# Problème, Restauration (Ipod Touch)



## Sugh.14 (16 Mars 2010)

Bonjour,
Je n'arrive pas à déterminer mon problème,
Je tente de restaurer mon IPOD Touch, et lorsqu'il est ecrit " Restauration du Logiciel du IPOD", il ne s'y passe aucune progression. Sur mon Ipod il y a une pomme avec la barre en dessous, mais elle ne progresse pas, et pareil pour mon Itune. Cela peut rester des heures, sans aucune réaction de l'un deux.

Ce que je comprends encore moins, c'est que quand je vais le faire dans une autre ordinateur (chez un ami par exemple), la restauration fonctionne ! Ce qui est plate, c'est que rendu chez moi je dois le rérestaurer puisqu'il est identifié à l'autre ordinateur, donc le problème surgit encore.
Merci !!


----------



## Vijay (16 Mars 2010)

Tu es sous quel version de iTunes mac ou Ouindoze???


----------



## Sugh.14 (16 Mars 2010)

Itune 9.0.3, 15

et je sais pas ce que veux dire Ouindoze, mais j'ai pas mac, donc sa doit etre cela


----------



## divoli (16 Mars 2010)

Ouindoze ----> Windows


----------



## Sugh.14 (17 Mars 2010)

ok parfait  j'attends une réponse svp


----------



## Vijay (17 Mars 2010)

Oui oui oui Ouindoze = Windows en Phonétique!!! 

Concernant ton problème ton iPod Touch est formaté en quoi Mac ou Windows?? Je pense Windows 99.9% d'apres ce que tu nous dis.

Tu as bien téléchargé la dernière version du Firmware de l'iPod Touch?

Ton ordinateur ne se met pas en veille pendant l'opération?

Combien de temps as-tu essayé de laisser la restauration s'effectuer?

Enfin-as-tu un code d'erreur qui s'affiche dans iTunes?


----------



## Sugh.14 (17 Mars 2010)

Oui Windows,

Bah concernant le firmware, j'avais la version 2.1.2, et j'ai essayer de mettre la derniere version car lorsqu'on restore cela dit que la derniere version sera installer....et chez moi sa marche pas. J'ai deja aussi essayer la 3.2.2.

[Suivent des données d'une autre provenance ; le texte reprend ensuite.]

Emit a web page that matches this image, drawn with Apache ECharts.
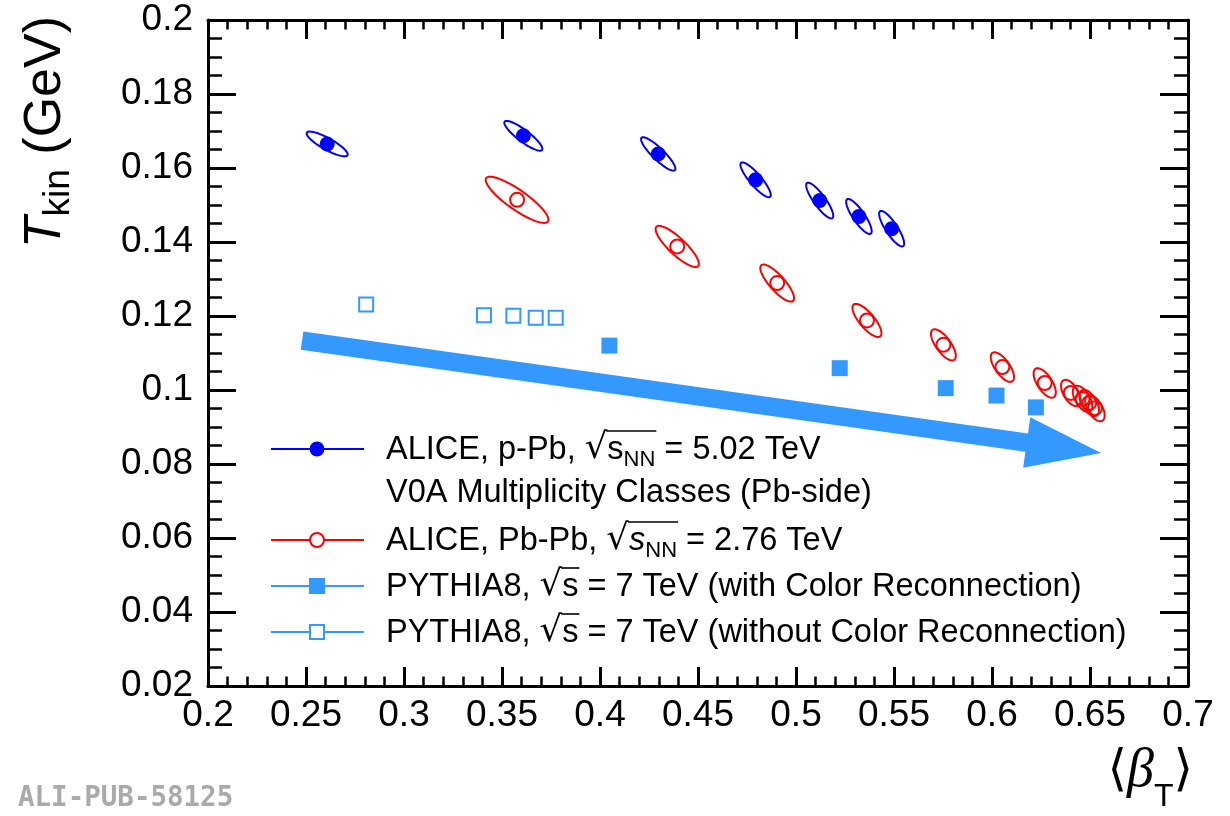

Pour l'écran de veille, au début oui, mais par la suite je l'ai enlever et j'ai pu attendre 1h et meme pas 1 petite coche n'est avancé.

Et non aucun code ne saffiche

Par contre quand j'enleve mon ipod apres 1h, parce que j'ai saisis que sa lavait bugger encore, mon ordinateur est tres lente. On dirait quelle travaille encore...dans ce temps je redémarre mon ordinateur et sa revient au normale.

Merci


----------



## Vijay (18 Mars 2010)

Attention sur un Touch pour passer de la version 2.x.x à 3.x.x il faut payer la mise à jour.

Sinon je ne sais pas trop quoi te dire maintenant si ce n'est que tu peux peut être tenter une réinstallation de ton iTunes c'est peut être la meilleure solution. As tu essayé la simple Mise à Jour et pas la restauration? By the Way pourquoi essaies tu de le restaurer??


----------



## Sugh.14 (18 Mars 2010)

J'essaie de le restaurer, car jai essayer de mettre une verssion 3, et que sa la bugger, donc mon seul but maintenant est de juste pouvoir l'ouvrir et réécouter mes chansons car en se moment je peux rien faire avec :S !


----------



## Vijay (19 Mars 2010)

Oui mais la version 3 tu l'as achetée et téléchargée depuis iTunes???


----------



## tombom (19 Mars 2010)

d'apres ce que j'ai lu, le probleme ne semble pas venir de ton ipod mais de ton ordi...

donc, comme je sais que sur Pc, itunes est tres souvent buggué, je te conseil de désinstaller itunes (panneau de configuration / programme / ajout-suppression de programme, ou desinstaller suivant ta version (seven ou vista).

ensuite reinstallation en telecharger itunes ICI
comme ca tu es sur d'avoir la derniere version d'itunes.

ensuite tu rééssais et tu nous dis


----------



## Sugh.14 (19 Mars 2010)

Oui je l'avais faite sa le d'insinstaller, mais je me demande si je l'ai bien faite ?

car quand je l'ai réinstaller, yavait deja dans la bilbiothèque les chansons que javais dans mon Itune ?

aideeee svp


----------